20111017

Development and the Politics of Empowerment

(I wrote this post one year ago. Please see About East Saint Louis for more information.)

I just finished my first class through the International Institute of Sustainable Development called "Development and the Politics of Empowerment". Here's my final paper/reflections for it. The writing is pretty uninspired, but I'm impressed with myself that I got it done.

The prompt:
In order to complete the course, participants MUST produce a brief (1-2 page) reflection paper on the material presented. The paper will be broken into two parts, and can be very casual. The first will discuss how your development project already has a political focus/perspective and what perspective that is. The second part will focus on how and why politics should or should not be more greatly incorporated into your particular development project.

If you are not yet working in the field, please select a development organization and using their website and your knowledge of it, please discuss the organization's perception of development and how it may differ from other organizations. How is this organization implicitly taking a political stance? Additionally, include your views on development prior to this course and how they have changed, if at all.
The paper:

I am currently working for The Griffin Center in East Saint Louis, IL. The Griffin Center is a non-profit organization in East Saint Louis that provides after-school programming to youth to help break the cycle of intergenerational poverty. I would consider this a “development organization” in that we are working to create better circumstances for future generations by focusing on the children of the community. Each of the three after-school centers that we run are located in different public housing developments throughout the city. We currently have about 400 children enrolled in our programs throughout the city.

The Griffin Center has partnerships with several organizations that each require political relationships to effectively work together.

  1. The Griffin Center and East Saint Louis Housing Authority: Each of our centers are located in the community center of the public housing offices. In exchange for providing free programming to the children of the residents of the public housing, The Griffin Center does not pay rent or utilities.
  2. The Griffin Center and
    1. Americorps
    2. AARP (American Association of Retired Peoples)
    3. SIUE (Southern Illinois University Edwardsville)
    4. PITW (Put Illinois to Work) Each of the organizations listed above provides subsidized workers to The Griffin Center. More than half of The Griffin Center’s staff comes from one of these organizations. However, along with the “free” workers come hassles as each organization has separate rules on attendance, time cards, dress code, etc.
  3. The Griffin Center and East Saint Louis School District 189: One of the reasons that The Griffin Center is so vital is because not only are the children coming from severely disadvantaged backgrounds, the children also belong to a failing school district. Out of the 20 schools in the district, 12 of them are not meeting the Adequate Yearly Progress
  4. The Griffin Center and other non-profits/aide organizations that provide services to the residents of the housing developments: The Griffin Center focuses on the children in the housing developments. So much of the success of a child depends on the success of the parents and that is where The Griffin Center falls short. We rely on numerous organizations to help families with job placement assistance, nutrition, and access to health care.
To me, politics of development is all about creating and maintaining mutually beneficial relationships. In order for The Griffin Center to succeed, we depend on each of the groups listed above and they depend on us as well. Frequent meetings take place for the purpose of maintaining these relationships.

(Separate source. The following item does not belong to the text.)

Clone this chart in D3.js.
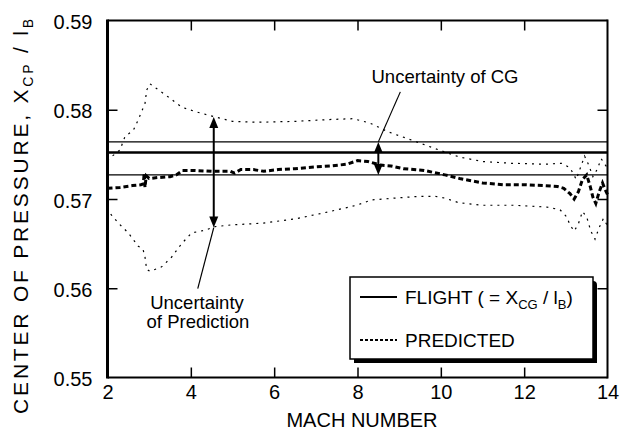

The political relationship that I think could be most improved is working with the local school district. Unfortunately, corruption exists at all levels within the school district. I have an idealized version how government can and should work and I am saddened to find that even on this small scale the corruption is so rampant. I think the relationship with the school district could be improved by identifying school board members that desire positive change and linking them with concerned citizens that are not yet apathetic towards the possibility of change within East Saint Louis.

One way the politics in this community affects me personally is through race. I am white working a city that is 99% African American. In all that I do, I remind myself that I am viewing the city through very different lens. I’ve approached the issue of race by treading lightly with openness and a desire to learn while remembering the white privilege that I carry. “Life-long learning as an ally means…Choosing to keep confronting your own privilege. Understanding that the personal is political—meaning that all of our choices either work to support social justice or detract from it. Being conscious takes effort.” (http://www.colorado.edu/communitystudies/resources/ally.html)

Politics should absolutely be more incorporated in our organization. We cannot single-handily change the status quo, but instead must work together to build coalitions towards positive change.

2 comments:

  1. I love that phrase - "the personal is political". So true, and yet so hard to understand.

    ReplyDelete
  2. Thanks! I've always liked that phrase too.